Why is it always DNS?

When we’re working on the Wi-Fi it can be easy to overlook some of the basic network services that are essential to client connectivity. These might be managed by someone else or just not your bag if you’ve spent all your time learning the finer points of 802.11. So here’s the first of a few short pieces looking at these elements of building a good Wi-Fi network, focussing this time on Domain Name System or DNS.

Put simply DNS is the thing that resolves a human friendly wordy name such as wifizoo.org into an IP address such as 178.79.163.251 (IPv4) and 2a01:7e00::f03c:91ff:fe92:c52b (IPv6).

When DNS doesn’t work the whole network can appear to be down. No DNS means your browser can’t resolve google.com to an IP address so can’t send any requests. Many network clients check a test web server can be reached to confirm internet connectivity – if it can’t be resolved the client will report no internet… Poor DNS performance can make the fastest network appear slow to the end user.

What I’m stressing is DNS needs to work and it needs to be responsive and reliable.

What I’ve seen go wrong

Right size the server – Too many clients hitting a server with insufficient resources is a bad time that you will likely only see at peak usage. A coffee shop with 20 clients is fine with the ISP router as the local DNS server. A stadium with 10,000 clients needs a caching DNS server capable of handling the peak requests per second. Be aware of what your DNS server is and what else the server might be doing. Be aware of system resource utilization (CPU, memory, etc) at peak times to understand if the hardware is reaching capacity.

Have more than one DNS server. Like right sizing, this depends on context. Again a coffee shop will have a single DNS server in the form of the ISP router, which is a single point of failure no matter what. A larger network with redundant switching and routing should have at least two DNS servers issued to clients and these should be in separate locations – you’re aiming to ensure DNS is available in the event of a failure somewhere. I have encountered a situation where two DNS servers were VMs running in the same DC which lost power. Someone forgot to pin the servers to specific hosts.

Public DNS servers rate limiting – The network became slow and unreliable at peak times but airtime utilization was not the problem. Say you decide to use a public DNS such as Google’s 8.8.8.8 or Cloudflare’s 1.1.1.1 on a public Wi-Fi network that sends all outbound traffic from a single NAT’ed public IP address. You run the risk of the DNS being rate limited. I’ve seen this happen and there is very little to no documentation about thresholds. Use either an internal server or a paid DNS service for public networks, which can also bring benefits of simple filtering access by reputation (adult, gambling, etc) and known malware domains.

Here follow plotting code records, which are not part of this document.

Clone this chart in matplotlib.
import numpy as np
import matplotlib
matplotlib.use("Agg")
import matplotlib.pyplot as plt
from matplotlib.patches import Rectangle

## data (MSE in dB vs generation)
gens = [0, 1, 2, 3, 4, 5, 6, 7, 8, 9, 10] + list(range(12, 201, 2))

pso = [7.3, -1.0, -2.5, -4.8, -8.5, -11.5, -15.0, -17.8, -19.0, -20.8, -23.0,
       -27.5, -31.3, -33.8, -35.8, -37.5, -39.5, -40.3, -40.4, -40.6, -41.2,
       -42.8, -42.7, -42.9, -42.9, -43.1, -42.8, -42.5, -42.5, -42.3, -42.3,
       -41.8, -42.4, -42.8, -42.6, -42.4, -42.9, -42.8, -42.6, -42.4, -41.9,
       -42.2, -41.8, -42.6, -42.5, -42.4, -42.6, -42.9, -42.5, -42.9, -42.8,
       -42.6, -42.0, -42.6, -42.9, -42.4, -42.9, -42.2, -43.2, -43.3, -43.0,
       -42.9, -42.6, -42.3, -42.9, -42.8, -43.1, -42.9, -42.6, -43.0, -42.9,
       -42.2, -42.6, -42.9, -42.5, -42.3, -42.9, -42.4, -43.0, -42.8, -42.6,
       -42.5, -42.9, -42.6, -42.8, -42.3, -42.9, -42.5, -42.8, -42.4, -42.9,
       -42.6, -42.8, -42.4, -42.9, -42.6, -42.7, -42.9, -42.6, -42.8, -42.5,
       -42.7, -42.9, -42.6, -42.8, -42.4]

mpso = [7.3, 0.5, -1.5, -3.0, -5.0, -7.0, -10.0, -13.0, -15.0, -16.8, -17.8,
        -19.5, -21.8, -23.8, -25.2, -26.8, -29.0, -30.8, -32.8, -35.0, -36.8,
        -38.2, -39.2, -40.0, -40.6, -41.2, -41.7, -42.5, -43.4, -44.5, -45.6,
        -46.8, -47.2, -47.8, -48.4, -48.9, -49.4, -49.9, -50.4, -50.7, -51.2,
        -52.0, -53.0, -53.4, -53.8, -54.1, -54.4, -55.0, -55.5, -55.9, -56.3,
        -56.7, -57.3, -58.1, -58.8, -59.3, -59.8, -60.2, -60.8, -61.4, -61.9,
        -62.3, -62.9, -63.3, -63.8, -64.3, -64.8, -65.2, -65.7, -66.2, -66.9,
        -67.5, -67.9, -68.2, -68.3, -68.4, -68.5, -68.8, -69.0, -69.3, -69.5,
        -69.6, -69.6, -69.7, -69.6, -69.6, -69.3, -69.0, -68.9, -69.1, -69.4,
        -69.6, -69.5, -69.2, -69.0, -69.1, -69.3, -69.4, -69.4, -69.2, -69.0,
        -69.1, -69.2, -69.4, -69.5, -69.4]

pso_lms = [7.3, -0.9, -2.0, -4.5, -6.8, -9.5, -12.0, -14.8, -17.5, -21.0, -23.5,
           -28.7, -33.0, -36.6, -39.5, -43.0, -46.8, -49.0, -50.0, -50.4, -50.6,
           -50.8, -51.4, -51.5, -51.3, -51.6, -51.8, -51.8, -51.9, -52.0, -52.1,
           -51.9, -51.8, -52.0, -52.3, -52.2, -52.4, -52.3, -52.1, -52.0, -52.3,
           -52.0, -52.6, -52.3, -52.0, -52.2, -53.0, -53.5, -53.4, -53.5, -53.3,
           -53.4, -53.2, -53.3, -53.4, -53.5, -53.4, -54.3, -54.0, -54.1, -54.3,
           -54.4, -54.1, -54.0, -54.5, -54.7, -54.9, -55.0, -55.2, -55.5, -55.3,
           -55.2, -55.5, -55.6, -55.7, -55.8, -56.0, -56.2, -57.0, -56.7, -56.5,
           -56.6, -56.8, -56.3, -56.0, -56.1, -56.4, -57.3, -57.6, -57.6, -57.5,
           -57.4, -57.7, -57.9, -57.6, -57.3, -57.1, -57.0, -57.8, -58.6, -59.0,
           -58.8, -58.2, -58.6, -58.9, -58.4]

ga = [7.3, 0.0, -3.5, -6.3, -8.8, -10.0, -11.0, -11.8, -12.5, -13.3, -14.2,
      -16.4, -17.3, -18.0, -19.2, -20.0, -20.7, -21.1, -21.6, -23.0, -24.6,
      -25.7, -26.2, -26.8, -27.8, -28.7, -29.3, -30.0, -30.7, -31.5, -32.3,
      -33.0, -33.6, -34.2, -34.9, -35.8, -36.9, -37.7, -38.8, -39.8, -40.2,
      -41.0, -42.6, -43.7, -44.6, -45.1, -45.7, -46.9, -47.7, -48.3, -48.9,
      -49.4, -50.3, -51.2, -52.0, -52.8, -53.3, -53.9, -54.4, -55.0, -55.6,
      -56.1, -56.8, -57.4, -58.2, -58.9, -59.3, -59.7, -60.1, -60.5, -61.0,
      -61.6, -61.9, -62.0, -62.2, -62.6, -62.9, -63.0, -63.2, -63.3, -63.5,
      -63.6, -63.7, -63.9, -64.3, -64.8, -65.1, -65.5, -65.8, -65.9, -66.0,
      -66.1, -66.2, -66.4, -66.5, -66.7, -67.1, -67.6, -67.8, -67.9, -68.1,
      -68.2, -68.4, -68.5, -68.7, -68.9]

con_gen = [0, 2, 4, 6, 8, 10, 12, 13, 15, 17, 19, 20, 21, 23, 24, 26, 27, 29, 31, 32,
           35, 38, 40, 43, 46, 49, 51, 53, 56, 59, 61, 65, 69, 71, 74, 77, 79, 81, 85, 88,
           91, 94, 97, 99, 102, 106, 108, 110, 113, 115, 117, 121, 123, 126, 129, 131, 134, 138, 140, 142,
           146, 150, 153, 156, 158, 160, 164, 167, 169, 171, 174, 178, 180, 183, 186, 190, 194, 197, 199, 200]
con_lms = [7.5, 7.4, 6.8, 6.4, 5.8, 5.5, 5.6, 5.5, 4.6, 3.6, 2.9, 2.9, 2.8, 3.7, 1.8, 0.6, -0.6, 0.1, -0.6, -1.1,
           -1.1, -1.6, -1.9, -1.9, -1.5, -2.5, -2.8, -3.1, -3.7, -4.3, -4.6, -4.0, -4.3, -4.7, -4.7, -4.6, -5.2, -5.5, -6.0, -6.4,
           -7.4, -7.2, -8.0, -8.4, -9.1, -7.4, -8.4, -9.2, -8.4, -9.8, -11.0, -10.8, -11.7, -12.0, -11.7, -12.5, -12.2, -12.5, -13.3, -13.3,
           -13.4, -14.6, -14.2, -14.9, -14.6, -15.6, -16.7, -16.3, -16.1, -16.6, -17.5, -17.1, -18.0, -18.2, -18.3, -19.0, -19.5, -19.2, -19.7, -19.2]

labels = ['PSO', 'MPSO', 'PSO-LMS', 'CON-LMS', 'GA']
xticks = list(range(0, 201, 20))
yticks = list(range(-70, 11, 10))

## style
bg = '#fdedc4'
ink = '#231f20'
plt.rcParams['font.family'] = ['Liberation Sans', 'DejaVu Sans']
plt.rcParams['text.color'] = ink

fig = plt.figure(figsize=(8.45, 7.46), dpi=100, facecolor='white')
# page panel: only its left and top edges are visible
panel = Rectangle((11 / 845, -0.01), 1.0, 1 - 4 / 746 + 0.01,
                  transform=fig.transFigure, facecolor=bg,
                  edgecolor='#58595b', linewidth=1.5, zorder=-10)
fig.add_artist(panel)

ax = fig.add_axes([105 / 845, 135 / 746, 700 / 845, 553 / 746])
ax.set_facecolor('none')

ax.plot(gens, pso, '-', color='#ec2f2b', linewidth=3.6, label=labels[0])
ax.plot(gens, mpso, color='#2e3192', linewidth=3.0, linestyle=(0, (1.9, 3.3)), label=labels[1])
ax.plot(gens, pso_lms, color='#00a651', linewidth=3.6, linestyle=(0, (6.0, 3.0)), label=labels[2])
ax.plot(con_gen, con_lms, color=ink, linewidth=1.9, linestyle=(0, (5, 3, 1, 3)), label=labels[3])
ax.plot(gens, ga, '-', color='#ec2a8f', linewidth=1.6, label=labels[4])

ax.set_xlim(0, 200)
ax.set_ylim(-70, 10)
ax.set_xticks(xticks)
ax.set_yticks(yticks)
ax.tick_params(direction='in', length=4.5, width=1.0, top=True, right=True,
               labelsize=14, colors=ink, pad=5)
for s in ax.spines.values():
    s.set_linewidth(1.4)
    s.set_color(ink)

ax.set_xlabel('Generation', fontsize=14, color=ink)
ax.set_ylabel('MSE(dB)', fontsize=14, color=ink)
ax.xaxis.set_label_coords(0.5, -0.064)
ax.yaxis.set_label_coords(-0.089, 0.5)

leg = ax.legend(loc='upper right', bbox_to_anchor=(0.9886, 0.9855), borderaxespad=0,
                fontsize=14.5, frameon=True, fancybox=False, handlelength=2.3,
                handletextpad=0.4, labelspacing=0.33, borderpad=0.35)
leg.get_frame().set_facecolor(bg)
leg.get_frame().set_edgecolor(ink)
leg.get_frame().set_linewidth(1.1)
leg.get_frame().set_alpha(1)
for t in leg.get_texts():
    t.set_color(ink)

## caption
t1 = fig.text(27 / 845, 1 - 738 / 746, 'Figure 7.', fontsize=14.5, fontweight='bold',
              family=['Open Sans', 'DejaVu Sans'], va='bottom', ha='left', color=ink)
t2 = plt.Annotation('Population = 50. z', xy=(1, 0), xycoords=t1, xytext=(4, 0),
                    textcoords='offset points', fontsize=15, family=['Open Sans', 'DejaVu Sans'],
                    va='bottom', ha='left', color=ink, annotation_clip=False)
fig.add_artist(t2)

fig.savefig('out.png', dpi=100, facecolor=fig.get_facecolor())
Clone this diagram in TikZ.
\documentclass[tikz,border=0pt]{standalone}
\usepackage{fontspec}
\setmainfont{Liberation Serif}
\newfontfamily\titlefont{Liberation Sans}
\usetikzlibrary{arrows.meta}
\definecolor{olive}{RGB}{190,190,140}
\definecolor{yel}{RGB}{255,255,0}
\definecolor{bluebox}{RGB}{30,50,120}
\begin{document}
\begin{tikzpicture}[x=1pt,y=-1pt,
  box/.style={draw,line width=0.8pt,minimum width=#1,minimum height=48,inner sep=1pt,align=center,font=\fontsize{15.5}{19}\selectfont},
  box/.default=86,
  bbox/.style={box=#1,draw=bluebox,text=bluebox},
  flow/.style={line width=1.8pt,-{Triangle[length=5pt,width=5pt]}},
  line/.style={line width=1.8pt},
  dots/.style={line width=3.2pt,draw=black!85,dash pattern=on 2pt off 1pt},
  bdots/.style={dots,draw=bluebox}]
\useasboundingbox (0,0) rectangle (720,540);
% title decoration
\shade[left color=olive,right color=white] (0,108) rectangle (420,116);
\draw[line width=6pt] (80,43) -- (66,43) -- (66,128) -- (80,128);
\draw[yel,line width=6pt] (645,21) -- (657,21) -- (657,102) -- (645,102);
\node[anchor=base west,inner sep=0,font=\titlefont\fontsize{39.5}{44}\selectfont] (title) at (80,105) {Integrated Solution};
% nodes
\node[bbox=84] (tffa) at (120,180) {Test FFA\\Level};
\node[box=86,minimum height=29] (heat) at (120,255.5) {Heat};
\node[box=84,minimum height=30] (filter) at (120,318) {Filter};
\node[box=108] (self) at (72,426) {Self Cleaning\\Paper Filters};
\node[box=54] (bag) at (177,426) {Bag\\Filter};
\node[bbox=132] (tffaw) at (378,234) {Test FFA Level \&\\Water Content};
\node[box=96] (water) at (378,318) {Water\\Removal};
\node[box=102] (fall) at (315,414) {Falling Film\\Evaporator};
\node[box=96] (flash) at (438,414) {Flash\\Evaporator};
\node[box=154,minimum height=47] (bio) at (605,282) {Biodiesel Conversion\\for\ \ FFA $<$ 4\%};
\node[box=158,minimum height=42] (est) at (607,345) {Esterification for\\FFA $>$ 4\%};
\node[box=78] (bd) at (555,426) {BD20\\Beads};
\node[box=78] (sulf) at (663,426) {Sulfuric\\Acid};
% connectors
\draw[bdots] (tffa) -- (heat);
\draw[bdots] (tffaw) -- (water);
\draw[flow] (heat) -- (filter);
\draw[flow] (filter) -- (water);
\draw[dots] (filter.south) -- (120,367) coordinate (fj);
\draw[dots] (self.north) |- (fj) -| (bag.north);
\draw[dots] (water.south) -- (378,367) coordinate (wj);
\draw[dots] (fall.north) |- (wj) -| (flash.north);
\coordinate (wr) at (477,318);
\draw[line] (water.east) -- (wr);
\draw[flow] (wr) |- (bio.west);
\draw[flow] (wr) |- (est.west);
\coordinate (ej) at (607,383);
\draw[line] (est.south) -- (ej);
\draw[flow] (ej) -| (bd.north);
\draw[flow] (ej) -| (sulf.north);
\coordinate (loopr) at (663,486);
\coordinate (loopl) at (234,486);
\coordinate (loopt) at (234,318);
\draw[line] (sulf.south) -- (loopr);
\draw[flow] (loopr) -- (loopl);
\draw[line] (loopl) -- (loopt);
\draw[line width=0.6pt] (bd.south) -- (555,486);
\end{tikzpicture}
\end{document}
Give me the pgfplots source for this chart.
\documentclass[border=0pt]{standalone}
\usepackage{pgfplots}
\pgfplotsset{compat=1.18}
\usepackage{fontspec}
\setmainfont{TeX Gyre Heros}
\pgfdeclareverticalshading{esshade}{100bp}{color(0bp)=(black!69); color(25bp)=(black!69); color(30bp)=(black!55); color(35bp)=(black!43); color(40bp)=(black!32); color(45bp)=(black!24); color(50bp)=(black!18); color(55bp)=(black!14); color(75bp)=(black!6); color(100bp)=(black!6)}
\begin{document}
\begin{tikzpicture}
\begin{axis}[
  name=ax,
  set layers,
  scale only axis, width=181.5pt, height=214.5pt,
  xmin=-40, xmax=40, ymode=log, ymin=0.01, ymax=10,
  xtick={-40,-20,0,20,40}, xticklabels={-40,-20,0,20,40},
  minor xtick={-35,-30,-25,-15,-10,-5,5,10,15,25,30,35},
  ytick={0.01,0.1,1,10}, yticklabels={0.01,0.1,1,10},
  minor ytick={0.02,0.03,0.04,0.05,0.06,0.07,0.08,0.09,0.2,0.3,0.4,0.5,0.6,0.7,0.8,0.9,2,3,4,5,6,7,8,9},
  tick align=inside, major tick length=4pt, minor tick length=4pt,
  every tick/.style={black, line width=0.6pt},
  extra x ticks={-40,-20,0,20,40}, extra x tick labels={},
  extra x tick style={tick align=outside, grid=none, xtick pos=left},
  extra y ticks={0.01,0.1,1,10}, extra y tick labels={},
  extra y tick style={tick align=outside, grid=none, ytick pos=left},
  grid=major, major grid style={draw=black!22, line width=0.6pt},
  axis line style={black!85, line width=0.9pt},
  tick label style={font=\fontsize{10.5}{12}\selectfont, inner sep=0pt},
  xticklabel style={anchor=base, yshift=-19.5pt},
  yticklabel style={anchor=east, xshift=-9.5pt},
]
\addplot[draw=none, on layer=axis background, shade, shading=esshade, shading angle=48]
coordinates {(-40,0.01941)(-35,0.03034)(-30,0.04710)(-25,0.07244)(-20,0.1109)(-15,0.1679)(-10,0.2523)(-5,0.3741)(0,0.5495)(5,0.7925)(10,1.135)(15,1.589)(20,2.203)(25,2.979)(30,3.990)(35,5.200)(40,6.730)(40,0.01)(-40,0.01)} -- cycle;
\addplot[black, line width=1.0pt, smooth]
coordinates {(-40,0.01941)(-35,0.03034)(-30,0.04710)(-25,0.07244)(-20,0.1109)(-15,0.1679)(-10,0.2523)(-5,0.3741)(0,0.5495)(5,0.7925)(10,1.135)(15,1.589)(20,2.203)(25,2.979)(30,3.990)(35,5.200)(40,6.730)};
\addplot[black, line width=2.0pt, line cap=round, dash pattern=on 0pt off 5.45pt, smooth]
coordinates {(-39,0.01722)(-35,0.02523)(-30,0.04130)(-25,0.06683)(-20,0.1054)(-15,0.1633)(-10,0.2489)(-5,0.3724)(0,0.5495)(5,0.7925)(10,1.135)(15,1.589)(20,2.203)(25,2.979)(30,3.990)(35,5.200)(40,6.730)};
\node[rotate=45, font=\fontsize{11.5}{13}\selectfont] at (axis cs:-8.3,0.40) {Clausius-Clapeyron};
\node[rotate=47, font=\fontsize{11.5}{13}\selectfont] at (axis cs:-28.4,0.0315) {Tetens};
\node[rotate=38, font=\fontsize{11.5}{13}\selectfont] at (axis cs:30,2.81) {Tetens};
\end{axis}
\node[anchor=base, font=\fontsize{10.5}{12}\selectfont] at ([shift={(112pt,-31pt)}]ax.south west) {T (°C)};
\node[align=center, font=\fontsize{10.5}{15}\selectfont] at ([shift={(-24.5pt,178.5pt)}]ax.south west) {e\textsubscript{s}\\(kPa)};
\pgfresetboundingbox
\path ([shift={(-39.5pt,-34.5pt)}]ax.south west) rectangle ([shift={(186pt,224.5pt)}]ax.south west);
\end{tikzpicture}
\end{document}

Monitor DNS on public Wi-Fi. Use something like HPE Aruba UXI or Netbeez that sits as a client on the network and runs regular tests. This can provide visibility into problems like high DNS latency or failure and log this against a time stamp that will help diagnose issues related to overloaded or rate limited DNS.

Upstream servers are rubbish. Lots of complaints about “slow” network but throughput and latency was always fine. Issue was a poorly performing upstream DNS which took long enough to resolve anything not in the local server cache that it would often time out. For internal DNS servers consider what is being used upstream. If your high performing local DNS server is forwarding requests it can’t answer to a poorly performing ISP DNS server you’ll still have a bad time.

My personal recommendation for any public Wi-Fi solution is to use a local caching DNS server. Unbound DNS is a good option. This is easily deployed on linux. It’s built into opnsense open source firewall/router, which is an easy way to deploy if you just want an appliance. I will keep coming back to opnsense for other elements of this series as it’s often a great solution. The default Opnsense configuration of Unbound will use the DNS root servers to locate authoritative answers to queries. You can also forward requests to specific upstream servers.

It’s key to understand the client experience. There can be a temptation to see hundreds or thousands of clients on the network and plenty of data moving as justification to minimize user complaints of poor performance – however it might just be that DNS is letting down your excellent RF design.